Output exactly the lines from the line containing "Rebuild this chart" through the line containing "import matplotlib.pyplot as plt", inclusive, and omit any pictures.

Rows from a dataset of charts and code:
— Start —

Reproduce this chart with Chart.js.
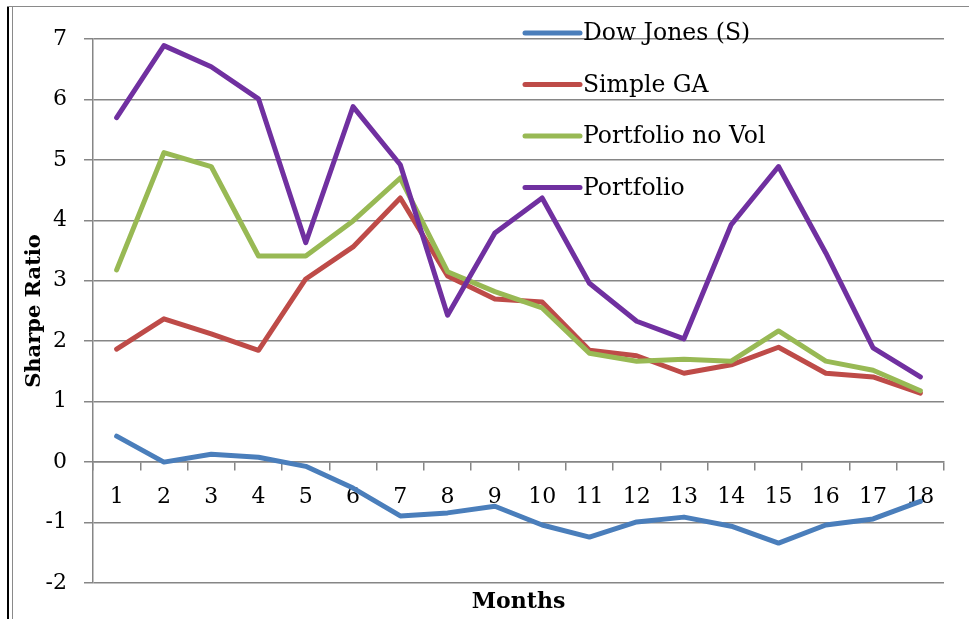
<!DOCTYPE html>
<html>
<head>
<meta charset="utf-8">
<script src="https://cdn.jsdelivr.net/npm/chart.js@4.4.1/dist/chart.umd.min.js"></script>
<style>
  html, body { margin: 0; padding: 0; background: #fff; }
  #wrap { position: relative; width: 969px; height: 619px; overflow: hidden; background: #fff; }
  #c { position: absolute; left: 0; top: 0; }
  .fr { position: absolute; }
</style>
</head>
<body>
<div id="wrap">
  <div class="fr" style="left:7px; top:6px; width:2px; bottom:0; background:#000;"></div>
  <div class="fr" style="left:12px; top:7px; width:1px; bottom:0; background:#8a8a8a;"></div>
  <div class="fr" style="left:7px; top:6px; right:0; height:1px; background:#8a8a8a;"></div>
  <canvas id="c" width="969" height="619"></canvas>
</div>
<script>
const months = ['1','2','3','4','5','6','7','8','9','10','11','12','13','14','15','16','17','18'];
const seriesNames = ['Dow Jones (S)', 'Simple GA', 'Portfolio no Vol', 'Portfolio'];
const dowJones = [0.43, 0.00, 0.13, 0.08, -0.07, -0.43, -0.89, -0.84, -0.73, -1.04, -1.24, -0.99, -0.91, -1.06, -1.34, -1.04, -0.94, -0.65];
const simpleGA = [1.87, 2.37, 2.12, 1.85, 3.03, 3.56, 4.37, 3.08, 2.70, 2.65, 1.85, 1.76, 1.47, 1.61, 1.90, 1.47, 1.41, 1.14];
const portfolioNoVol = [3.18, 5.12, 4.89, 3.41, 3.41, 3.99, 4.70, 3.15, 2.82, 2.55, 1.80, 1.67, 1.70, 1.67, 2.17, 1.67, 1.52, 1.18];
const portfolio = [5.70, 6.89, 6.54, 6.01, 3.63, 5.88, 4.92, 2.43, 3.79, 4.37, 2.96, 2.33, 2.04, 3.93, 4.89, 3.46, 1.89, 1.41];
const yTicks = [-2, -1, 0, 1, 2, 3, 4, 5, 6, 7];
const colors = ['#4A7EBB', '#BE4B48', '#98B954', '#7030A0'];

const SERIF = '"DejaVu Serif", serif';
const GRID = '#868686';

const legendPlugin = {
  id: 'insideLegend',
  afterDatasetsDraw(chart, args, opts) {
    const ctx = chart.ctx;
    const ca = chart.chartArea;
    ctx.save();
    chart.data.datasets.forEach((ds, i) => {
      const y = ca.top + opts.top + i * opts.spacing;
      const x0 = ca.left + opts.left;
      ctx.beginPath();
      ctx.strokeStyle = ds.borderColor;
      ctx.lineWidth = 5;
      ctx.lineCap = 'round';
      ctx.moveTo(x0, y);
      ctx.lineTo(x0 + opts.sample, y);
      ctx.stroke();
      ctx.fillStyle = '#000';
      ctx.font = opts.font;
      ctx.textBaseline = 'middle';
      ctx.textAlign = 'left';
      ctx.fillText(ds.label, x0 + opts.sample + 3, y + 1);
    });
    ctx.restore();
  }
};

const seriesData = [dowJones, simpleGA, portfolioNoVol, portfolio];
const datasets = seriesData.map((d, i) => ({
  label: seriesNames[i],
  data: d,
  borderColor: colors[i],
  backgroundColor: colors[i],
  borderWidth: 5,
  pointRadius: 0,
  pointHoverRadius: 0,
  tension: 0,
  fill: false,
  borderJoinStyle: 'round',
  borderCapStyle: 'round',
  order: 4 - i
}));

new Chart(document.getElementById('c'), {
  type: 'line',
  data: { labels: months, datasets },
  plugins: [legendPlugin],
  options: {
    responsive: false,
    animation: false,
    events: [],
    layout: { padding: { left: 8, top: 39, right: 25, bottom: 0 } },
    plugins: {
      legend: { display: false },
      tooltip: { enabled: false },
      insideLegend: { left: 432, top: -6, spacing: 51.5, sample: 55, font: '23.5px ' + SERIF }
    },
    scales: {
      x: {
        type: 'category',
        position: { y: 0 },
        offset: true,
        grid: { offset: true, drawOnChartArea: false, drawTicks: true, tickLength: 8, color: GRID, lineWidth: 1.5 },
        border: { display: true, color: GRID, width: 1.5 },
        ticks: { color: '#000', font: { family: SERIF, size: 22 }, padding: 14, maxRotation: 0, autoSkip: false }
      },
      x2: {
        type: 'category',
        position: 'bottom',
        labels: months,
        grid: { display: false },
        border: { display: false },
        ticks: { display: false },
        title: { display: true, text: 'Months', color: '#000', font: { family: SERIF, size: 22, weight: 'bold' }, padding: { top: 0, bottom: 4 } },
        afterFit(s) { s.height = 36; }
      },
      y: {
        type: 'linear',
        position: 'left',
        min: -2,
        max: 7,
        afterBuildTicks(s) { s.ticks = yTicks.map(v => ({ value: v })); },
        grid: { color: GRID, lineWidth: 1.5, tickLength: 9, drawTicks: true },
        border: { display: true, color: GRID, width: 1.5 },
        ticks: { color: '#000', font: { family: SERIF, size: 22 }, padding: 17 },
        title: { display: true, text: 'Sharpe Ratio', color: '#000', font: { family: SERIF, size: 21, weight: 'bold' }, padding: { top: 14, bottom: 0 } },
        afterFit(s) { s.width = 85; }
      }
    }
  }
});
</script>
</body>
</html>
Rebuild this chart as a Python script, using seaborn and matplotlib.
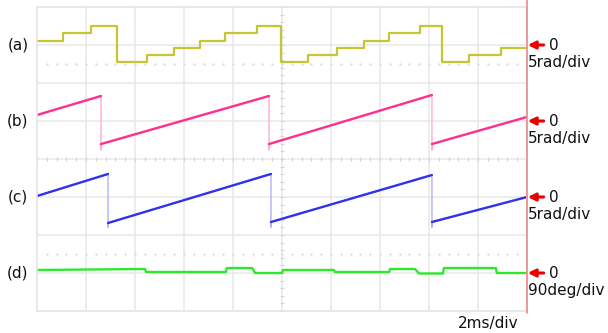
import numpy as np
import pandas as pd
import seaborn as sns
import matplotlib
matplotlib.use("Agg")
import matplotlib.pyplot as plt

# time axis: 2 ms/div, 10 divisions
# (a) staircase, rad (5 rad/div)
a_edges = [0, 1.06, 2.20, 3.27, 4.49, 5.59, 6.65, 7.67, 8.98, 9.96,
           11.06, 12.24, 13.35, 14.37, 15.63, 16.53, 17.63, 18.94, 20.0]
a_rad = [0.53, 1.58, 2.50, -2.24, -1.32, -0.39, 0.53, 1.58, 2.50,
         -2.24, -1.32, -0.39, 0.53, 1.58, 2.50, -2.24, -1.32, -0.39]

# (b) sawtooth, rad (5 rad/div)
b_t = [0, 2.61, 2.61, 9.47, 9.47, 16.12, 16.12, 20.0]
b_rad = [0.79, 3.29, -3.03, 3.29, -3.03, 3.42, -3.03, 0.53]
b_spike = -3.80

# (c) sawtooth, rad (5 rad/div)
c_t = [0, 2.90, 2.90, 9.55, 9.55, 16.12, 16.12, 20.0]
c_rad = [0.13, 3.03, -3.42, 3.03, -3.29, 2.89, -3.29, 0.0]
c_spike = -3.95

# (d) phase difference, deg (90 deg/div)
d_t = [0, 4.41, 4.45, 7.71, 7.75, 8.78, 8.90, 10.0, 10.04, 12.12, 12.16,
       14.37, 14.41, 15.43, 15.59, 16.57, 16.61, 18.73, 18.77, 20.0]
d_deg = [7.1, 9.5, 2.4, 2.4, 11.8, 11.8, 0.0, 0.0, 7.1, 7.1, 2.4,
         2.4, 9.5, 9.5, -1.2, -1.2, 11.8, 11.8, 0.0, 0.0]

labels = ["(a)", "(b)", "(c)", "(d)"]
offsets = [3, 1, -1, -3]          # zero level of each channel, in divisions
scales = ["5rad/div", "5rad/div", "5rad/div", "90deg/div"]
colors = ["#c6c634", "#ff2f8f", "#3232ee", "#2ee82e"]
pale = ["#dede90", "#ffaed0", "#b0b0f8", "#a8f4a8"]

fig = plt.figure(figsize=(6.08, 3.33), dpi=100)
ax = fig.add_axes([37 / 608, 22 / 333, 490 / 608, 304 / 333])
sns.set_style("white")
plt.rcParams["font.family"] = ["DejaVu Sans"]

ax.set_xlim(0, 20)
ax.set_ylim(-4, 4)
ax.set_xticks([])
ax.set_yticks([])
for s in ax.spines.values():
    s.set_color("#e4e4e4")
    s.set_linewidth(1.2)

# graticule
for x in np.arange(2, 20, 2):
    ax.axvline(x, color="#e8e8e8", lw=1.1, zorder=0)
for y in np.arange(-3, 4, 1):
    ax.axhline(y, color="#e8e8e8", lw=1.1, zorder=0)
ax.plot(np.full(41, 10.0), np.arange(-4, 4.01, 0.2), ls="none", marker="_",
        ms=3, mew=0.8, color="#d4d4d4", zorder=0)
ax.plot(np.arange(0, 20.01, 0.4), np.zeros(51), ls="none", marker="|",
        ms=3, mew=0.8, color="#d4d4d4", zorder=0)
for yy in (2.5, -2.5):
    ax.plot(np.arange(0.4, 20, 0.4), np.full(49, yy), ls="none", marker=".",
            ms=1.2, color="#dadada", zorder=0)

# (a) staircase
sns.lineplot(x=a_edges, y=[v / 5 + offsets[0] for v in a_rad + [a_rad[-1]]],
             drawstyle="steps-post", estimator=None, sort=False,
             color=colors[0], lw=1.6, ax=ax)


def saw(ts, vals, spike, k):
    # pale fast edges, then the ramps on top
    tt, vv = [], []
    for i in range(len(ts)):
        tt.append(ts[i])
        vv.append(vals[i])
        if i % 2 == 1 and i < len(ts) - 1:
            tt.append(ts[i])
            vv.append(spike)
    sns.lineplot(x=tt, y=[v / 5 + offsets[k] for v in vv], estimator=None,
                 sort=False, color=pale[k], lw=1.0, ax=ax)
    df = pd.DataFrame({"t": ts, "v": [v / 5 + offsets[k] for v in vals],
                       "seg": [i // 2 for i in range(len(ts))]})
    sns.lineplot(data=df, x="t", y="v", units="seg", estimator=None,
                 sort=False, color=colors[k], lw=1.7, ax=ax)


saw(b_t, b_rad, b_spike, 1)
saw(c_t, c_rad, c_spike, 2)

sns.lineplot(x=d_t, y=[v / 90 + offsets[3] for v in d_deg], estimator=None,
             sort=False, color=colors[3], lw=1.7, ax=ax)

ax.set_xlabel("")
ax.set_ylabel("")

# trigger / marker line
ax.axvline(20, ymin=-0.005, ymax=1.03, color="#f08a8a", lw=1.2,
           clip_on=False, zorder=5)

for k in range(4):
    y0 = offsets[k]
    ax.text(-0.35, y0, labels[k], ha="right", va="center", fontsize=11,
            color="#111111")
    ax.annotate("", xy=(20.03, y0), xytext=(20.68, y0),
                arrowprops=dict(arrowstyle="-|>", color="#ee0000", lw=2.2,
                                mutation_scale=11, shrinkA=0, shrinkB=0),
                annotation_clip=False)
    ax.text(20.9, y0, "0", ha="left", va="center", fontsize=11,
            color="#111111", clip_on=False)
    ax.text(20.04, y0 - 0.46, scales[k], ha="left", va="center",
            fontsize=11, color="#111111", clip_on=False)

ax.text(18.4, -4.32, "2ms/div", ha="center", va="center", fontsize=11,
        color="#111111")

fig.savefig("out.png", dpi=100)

— End —

__SOLUTION__:
Rebuild this chart as a Python script, using seaborn and matplotlib.
import numpy as np
import pandas as pd
import seaborn as sns
import matplotlib
matplotlib.use("Agg")
import matplotlib.pyplot as plt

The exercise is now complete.